Aksel, o dönemde bu zorluklar karşısında diğer öğretmen arkadaşların gözünde “sanki hastalığın var da onlardan uzaklaştırılıyorsun” hissi yaşatıldığını ifade etti.
O dönemde kimsenin ağzını bıçak açmadığını, çok büyük baskılar yaşadığını belirten Aksel, “Sanki teröristmiş veya cüzzamlıymış gibi bizi ayırdılar. Eve gidip gelirken sürekli ağlıyordum. Anlatılacak bir durum değil. Pes etmedim. Ertesi gün okula geldiğimde kapıdan dahi içeri alınmadım. Bu şekilde stajyerlik kursunu bitiremedim. Adaylığım kalkmadı. Adaylık kalkmayınca okulumdaki müdürüm de beni okula almadı. Okula gidemediğim için de devlet memuru olamadım. Ankara Milli Eğitim Müdürüne gitmek istedim. Onu da görevden uzaklaştırmışlardı. İstifa dilekçesi vereceğim, onu bile almadılar. Devamsızlık sürecim olduğu için memur olamadım ve atıldım.” dedi.

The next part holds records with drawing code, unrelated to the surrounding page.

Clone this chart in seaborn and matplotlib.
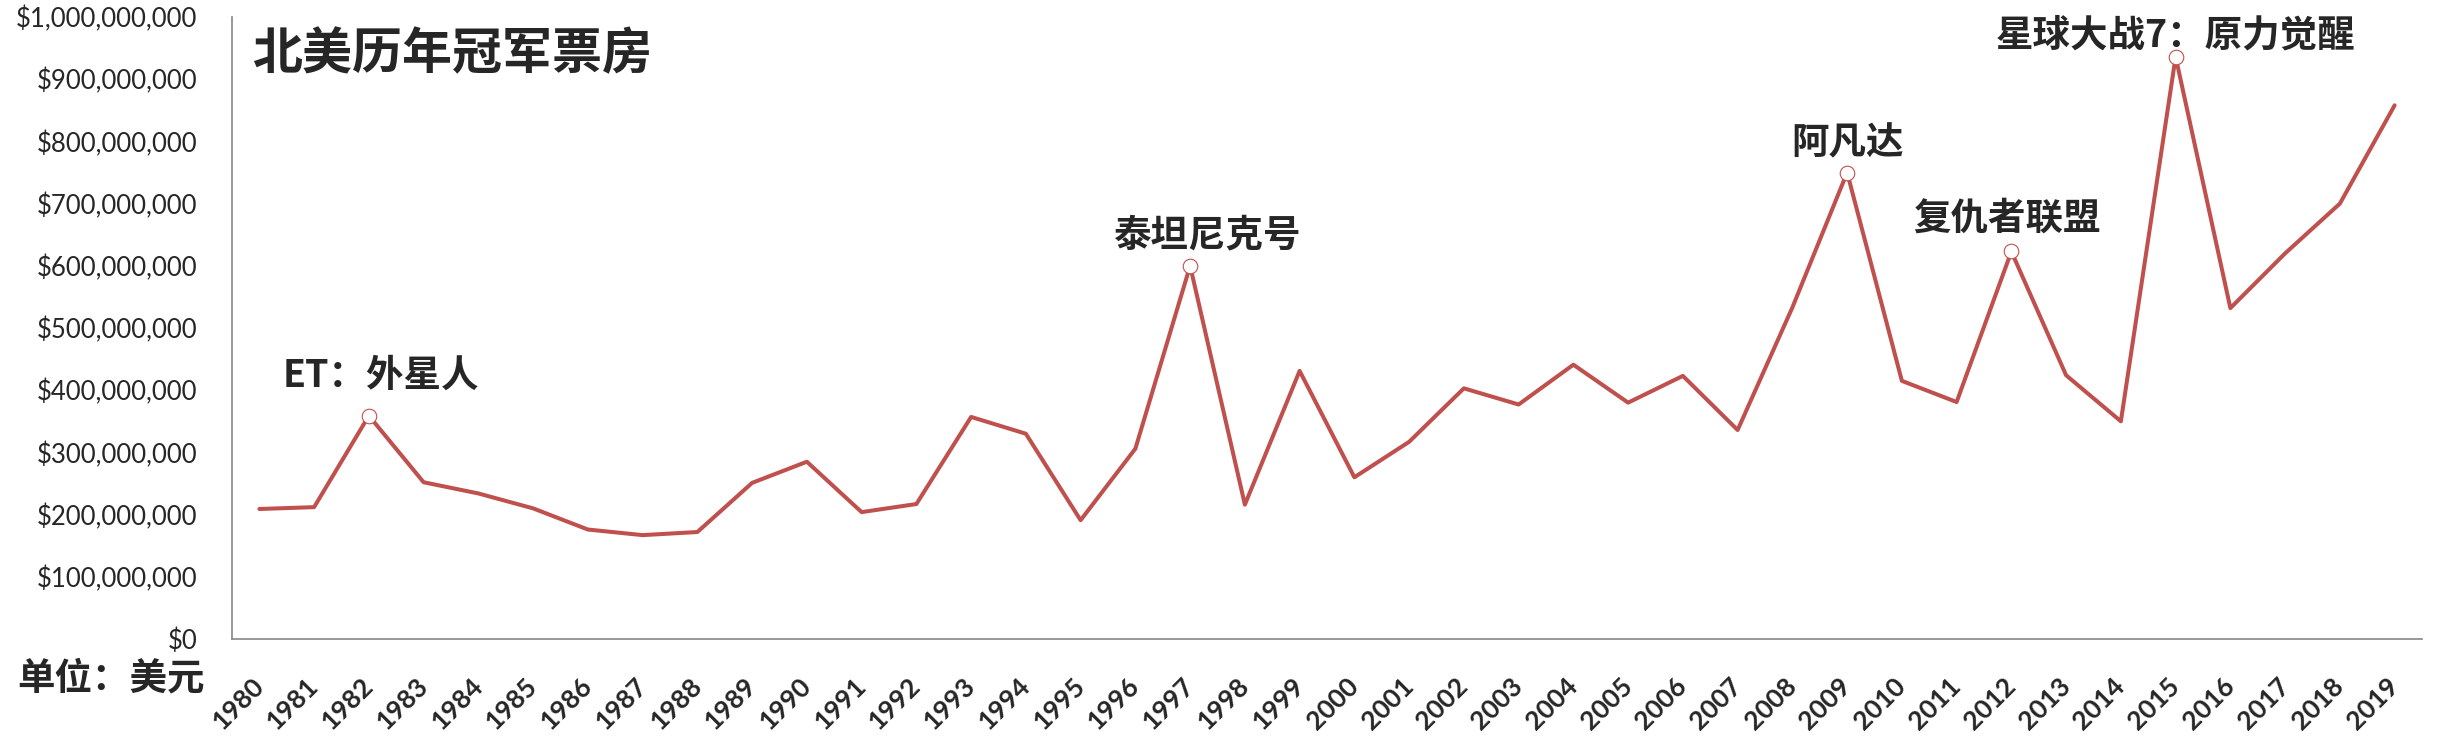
import numpy as np
import pandas as pd
import matplotlib
matplotlib.use('Agg')
import matplotlib.pyplot as plt
import matplotlib.transforms as mtransforms
import seaborn as sns

years = list(range(1980, 2020))
gross = [209, 212, 359, 252, 234, 210, 176, 167, 172, 251,
         285, 204, 217, 357, 330, 191, 306, 600, 216, 431,
         260, 317, 403, 377, 441, 380, 423, 336, 533, 750,
         415, 381, 623, 424, 350, 936, 532, 620, 700, 858]
gross = [g * 1e6 for g in gross]

# 标注的冠军影片
peak_years = [1982, 1997, 2009, 2012, 2015]
peak_names = ['ET：外星人', '泰坦尼克号', '阿凡达', '复仇者联盟', '星球大战7：原力觉醒']

data = pd.DataFrame({'year': years, 'gross': gross})
data['idx'] = np.arange(len(data))
peaks = data[data['year'].isin(peak_years)]

sns.set_style('white')
cjk = ['Noto Sans CJK SC', 'DejaVu Sans']
plt.rcParams['font.family'] = ['Lato', 'DejaVu Sans']

red = '#C0504D'
grey = '#868686'
fig = plt.figure(figsize=(24.45, 7.37), dpi=100)
ax = fig.add_axes([232 / 2445, 1 - 639 / 737, (2422 - 232) / 2445, (639 - 17) / 737])

sns.lineplot(data=data, x='idx', y='gross', color=red, linewidth=2.9, ax=ax)
sns.scatterplot(data=peaks, x='idx', y='gross', color='white', edgecolor=red,
                linewidth=0.8, s=110, zorder=5, ax=ax)

# label centre offsets (points)
offsets = [(9, 29), (12, 22), (0, 21), (-3, 24), (0, 16)]
for (_, row), name, off in zip(peaks.iterrows(), peak_names, offsets):
    ax.annotate(name, (row['idx'], row['gross']), xytext=off, textcoords='offset points',
                ha='center', va='center', fontsize=27, fontweight='bold', family=cjk)

ax.set_xlim(-0.5, len(years) - 0.5)
ax.set_ylim(0, 1e9)
yt = np.arange(0, 1.01e9, 1e8)
ax.set_yticks(yt)
ax.set_yticklabels(['${:,.0f}'.format(v) for v in yt], fontsize=18.5)
ax.set_xticks(np.arange(-0.5, len(years), 1))
ax.set_xticklabels([])
ax.set_xticks(np.arange(len(years)), minor=True)
ax.set_xticklabels([str(y) for y in years], minor=True, rotation=45, ha='right',
                   va='center', rotation_mode='anchor', fontsize=19, fontweight='bold')
shift = mtransforms.ScaledTranslation(10 / 100, 0, fig.dpi_scale_trans)
for lab in ax.get_xticklabels(minor=True):
    lab.set_transform(lab.get_transform() + shift)
ax.tick_params(axis='x', which='major', length=7, width=1.2, color=grey, direction='out')
ax.tick_params(axis='x', which='minor', length=0, pad=31)
ax.tick_params(axis='y', length=7, width=1.2, color=grey, direction='out', pad=18)
ax.set_xlabel('')
ax.set_ylabel('')
for s in ['top', 'right']:
    ax.spines[s].set_visible(False)
for s in ['left', 'bottom']:
    ax.spines[s].set_color(grey)
    ax.spines[s].set_linewidth(1.2)

fig.text(252 / 2445, 1 - 55 / 737, '北美历年冠军票房', fontsize=36,
         fontweight='bold', family=cjk, va='center', ha='left')
fig.text(17 / 2445, 1 - 678 / 737, '单位：美元', fontsize=27, fontweight='bold',
         family=cjk, va='center', ha='left')

fig.savefig('out.png', dpi=100)
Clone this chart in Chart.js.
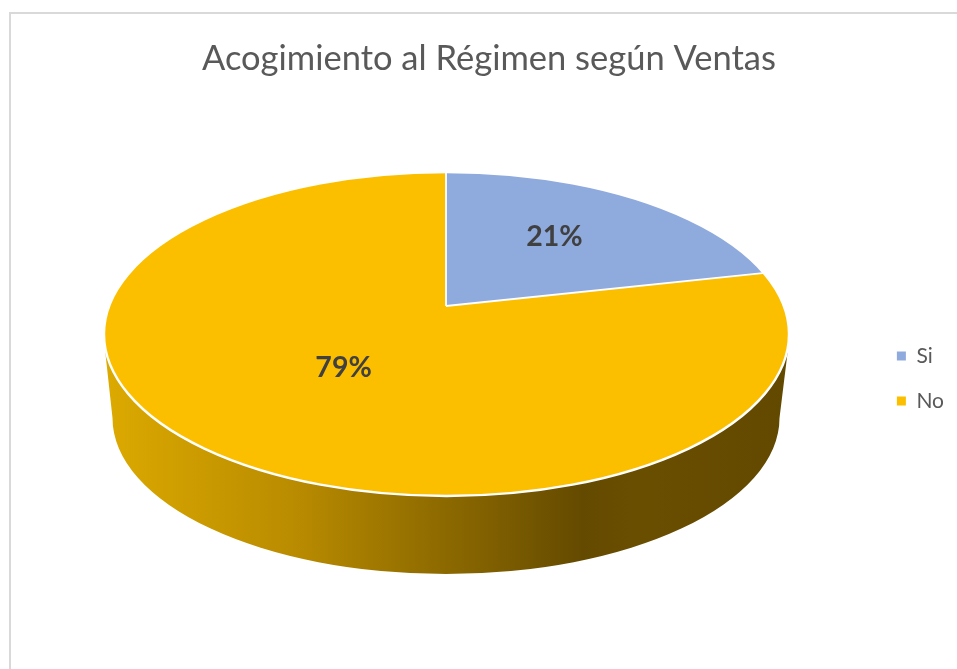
<!DOCTYPE html>
<html><head><meta charset="utf-8">
<style>html,body{margin:0;padding:0;background:#fff}canvas{display:block}</style>
<script src="https://cdn.jsdelivr.net/npm/chart.js@4/dist/chart.umd.min.js"></script>
</head><body><canvas id="c" width="957" height="669"></canvas>
<script>
const titleText = 'Acogimiento al Régimen según Ventas';
const categories = ['Si', 'No'];
const values = [21, 79];
const colors = ['#8faadc', '#fbbf00'];

// Perspective look of the pie
const TOP = {cx: 446.5, cy: 334, rx: 342.5, ry: 162};
const BOTTOM = {cx: 446, cy: 418, rx: 333.5, ry: 156};
const APEX = {x: 446, y: 306};
const TILT = 0.405;

function topEllipsePath(ctx){
  ctx.beginPath();
  ctx.ellipse(TOP.cx, TOP.cy, TOP.rx, TOP.ry, 0, 0, Math.PI*2);
}
const pie3d = {
  id: 'pie3d',
  beforeDraw(chart){
    const ctx = chart.ctx;
    ctx.save();
    ctx.strokeStyle = '#d9d9d9';
    ctx.lineWidth = 2;
    ctx.beginPath();
    ctx.moveTo(10, 669); ctx.lineTo(10, 13); ctx.lineTo(957, 13);
    ctx.stroke();
    ctx.restore();
  },
  beforeDatasetsDraw(chart){
    const ctx = chart.ctx;
    const arc = chart.getDatasetMeta(0).data[0];
    // side wall
    const g = ctx.createLinearGradient(104, 0, 789, 0);
    [[0,'#dcaa00'],[0.28,'#b98b00'],[0.5,'#8c6900'],[0.7,'#644a00'],[0.78,'#6a4e00'],[1,'#624900']]
      .forEach(s => g.addColorStop(s[0], s[1]));
    ctx.save();
    ctx.fillStyle = g;
    ctx.beginPath();
    ctx.moveTo(TOP.cx - TOP.rx + 0.5, 345);
    ctx.lineTo(BOTTOM.cx - BOTTOM.rx, BOTTOM.cy);
    ctx.ellipse(BOTTOM.cx, BOTTOM.cy, BOTTOM.rx, BOTTOM.ry, 0, Math.PI, 0, true);
    ctx.lineTo(TOP.cx + TOP.rx - 0.5, 345);
    ctx.closePath();
    ctx.fill();
    ctx.restore();
    // slices: library arcs seen through the tilted top face
    ctx.save();
    topEllipsePath(ctx);
    ctx.clip();
    const k = 520 / arc.outerRadius;
    ctx.translate(APEX.x, APEX.y);
    ctx.scale(k, k * TILT);
    ctx.translate(-arc.x, -arc.y);
  },
  afterDatasetsDraw(chart){
    const ctx = chart.ctx;
    const arcs = chart.getDatasetMeta(0).data;
    ctx.restore();
    // slice edges
    ctx.save();
    topEllipsePath(ctx);
    ctx.clip();
    ctx.strokeStyle = '#fff';
    ctx.lineWidth = 1.8;
    arcs.forEach(a => {
      ctx.beginPath();
      ctx.moveTo(APEX.x, APEX.y);
      ctx.lineTo(APEX.x + 900*Math.cos(a.startAngle), APEX.y + 900*TILT*Math.sin(a.startAngle));
      ctx.stroke();
    });
    ctx.restore();
    ctx.save();
    ctx.strokeStyle = '#fff';
    ctx.lineWidth = 2.4;
    topEllipsePath(ctx);
    ctx.stroke();
    // data labels
    const total = values.reduce((p, v) => p + v, 0);
    ctx.fillStyle = '#404040';
    ctx.font = 'bold 28.5px Lato';
    ctx.textAlign = 'center';
    ctx.textBaseline = 'middle';
    arcs.forEach((a, i) => {
      const m = (a.startAngle + a.endAngle) / 2;
      ctx.fillText(Math.round(values[i]/total*100) + '%',
        APEX.x + 3 + 172*Math.cos(m), APEX.y - 3.5 + 83*Math.sin(m));
    });
    ctx.restore();
  }
};

new Chart(document.getElementById('c'), {
  type: 'pie',
  data: {
    labels: categories,
    datasets: [{data: values, backgroundColor: colors, borderWidth: 0, clip: false}]
  },
  plugins: [pie3d],
  options: {
    responsive: false,
    animation: false,
    layout: {padding: {left: 24, right: 3, top: 34, bottom: -54}},
    plugins: {
      tooltip: {enabled: false},
      title: {
        display: true, text: titleText, color: '#595959',
        font: {family: 'Lato', size: 34.5, weight: 'normal'},
        padding: {top: 4, bottom: 10}
      },
      legend: {
        position: 'right',
        labels: {
          color: '#595959',
          font: {family: 'Lato', size: 21},
          boxWidth: 9, boxHeight: 9, padding: 24
        }
      }
    }
  }
});
</script></body></html>
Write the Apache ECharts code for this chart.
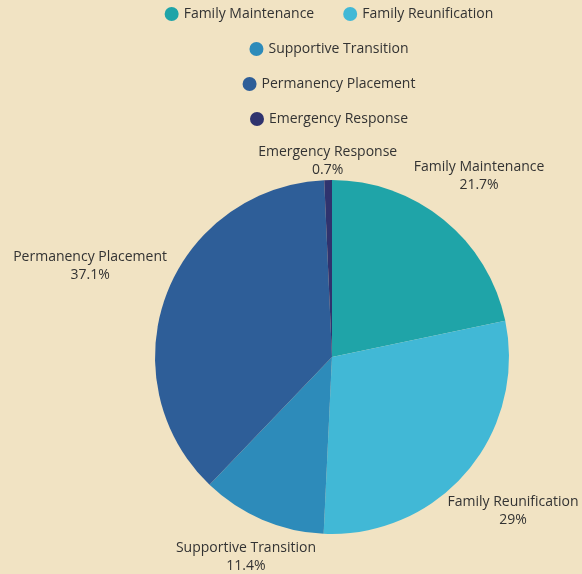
<!DOCTYPE html>
<html>
<head>
<meta charset="utf-8">
<script src="https://cdn.jsdelivr.net/npm/echarts@6/dist/echarts.min.js"></script>
<style>
  html, body { margin: 0; padding: 0; background: #f1e3c3; }
  #main { width: 582px; height: 574px; }
</style>
</head>
<body>
<div id="main"></div>
<script>
var categories = ['Family Maintenance', 'Family Reunification', 'Supportive Transition', 'Permanency Placement', 'Emergency Response'];
var values = [21.7, 29, 11.4, 37.1, 0.7];
var colors = ['#1fa4a8', '#41b8d6', '#2d8bba', '#2e5e98', '#2f336e'];

var cx = 332, cy = 357, radius = 177;
var legendCenter = 329;
var font = 'Open Sans';
var total = values.reduce(function (a, b) { return a + b; }, 0);

// 每个扇区中线的角度（从12点顺时针）
function midAngle(idx) {
    var cum = 0;
    for (var i = 0; i < idx; i++) cum += values[i];
    return (cum + values[idx] / 2) / total * Math.PI * 2;
}

// 量一下图例文字宽度，好让每行图例以 legendCenter 居中
var ctx = document.createElement('canvas').getContext('2d');
ctx.font = '14px "' + font + '"';
function textW(t) { return ctx.measureText(t).width; }

var myChart = echarts.init(document.getElementById('main'));

var itemW = 14, itemGap = 29;
var legendRows = [[0, 1], [2], [3], [4]];
var legends = legendRows.map(function (row, i) {
    var w = 0;
    row.forEach(function (k, j) {
        w += itemW + 5 + textW(categories[k]) + (j > 0 ? itemGap : 0);
    });
    return {
        data: row.map(function (k) { return categories[k]; }),
        left: legendCenter - w / 2,
        top: 7 + i * 35,
        padding: 0,
        icon: 'circle',
        itemWidth: itemW,
        itemHeight: 14,
        itemGap: itemGap,
        selectedMode: false,
        textStyle: { fontFamily: font, fontSize: 14, color: '#333' }
    };
});

var option = {
    backgroundColor: '#f1e3c3',
    color: colors,
    legend: legends,
    series: [{
        type: 'pie',
        center: [cx, cy],
        radius: radius,
        startAngle: 90,
        clockwise: true,
        avoidLabelOverlap: false,
        label: {
            show: true,
            position: 'outside',
            formatter: function (p) {
                return p.name + '\n' + (Math.round(p.percent * 10) / 10) + '%';
            },
            fontFamily: font,
            fontSize: 14,
            lineHeight: 18,
            color: '#333',
            align: 'center'
        },
        labelLine: { show: false, length: 1, length2: 0 },
        labelLayout: function (params) {
            var a = midAngle(params.dataIndex);
            var s = Math.sin(a), c = Math.cos(a);
            var hw = params.labelRect.width / 2, hh = params.labelRect.height / 2;
            var d = radius + hw * Math.abs(s) * 1.02 + hh * Math.abs(c) * (c > 0 ? 0.8 : 0.6) + 3;
            return {
                x: cx + d * s,
                y: cy - d * c,
                align: 'center',
                verticalAlign: 'middle'
            };
        },
        emphasis: { scale: false },
        data: categories.map(function (name, i) {
            return { name: name, value: values[i] };
        })
    }]
};

myChart.setOption(option);
window.addEventListener('resize', function () {
    myChart.resize();
});
</script>
</body>
</html>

“Öğretmenliği çok istiyordum, ideallerim vardı”
Aksel, 2 yıl boyunca bu sürecin devam ettiğini, çok mücadele vermesine rağmen başarılı olamadığını ve çok sevdiği mesleğinden koparıldığını söyledi.
Torba yasayla 2013’te dönüşlerin başladığını belirten Aksel, 15 yıl aranın ardından dilekçesini vererek görevine dönebildiğini vurguladı.
Aksaray’ın Koçpınar köyüne ilk atamasının yapıldığını belirten Aksel, şunları kaydetti:
“Sınıfa ilk girdim ve masaya oturdum, başladım ağlamaya. Çocuklarım da bana bakıyordu. Çünkü ben okula, tahtalara, sıralara ve en önemlisi öğrencilerime 15 yıl boyunca hasret kalmıştım. Okulumu birincilikle bitirmiştim. Öğretmenliği çok istiyordum, ideallerim vardı. Ülkeme hizmet etmek istiyordum. Güzel insanlar yetiştirmek için bu mesleği seçmiştim. Hala hatırladıkça o günleri yaşıyormuş gibi oluyorum. Bizler, 28 Şubatlarda sıkıntılarımızı dile getirmek istiyoruz. Özlük haklarımızın tam olarak verilmesini istiyoruz. Bu hükümete çok şey borçluyuz, dönmemize vesile oldu. Allah bin kere razı olsun. Gençlerimiz bu dönemleri unutmasın diye tabii ki uğraşıyoruz. Çalıştığımız öğretmen arkadaşlarımın bile bu yaşananlardan haberi yok. Yaşamayan bilmiyor, anlattığımız da masal gibi geliyor.”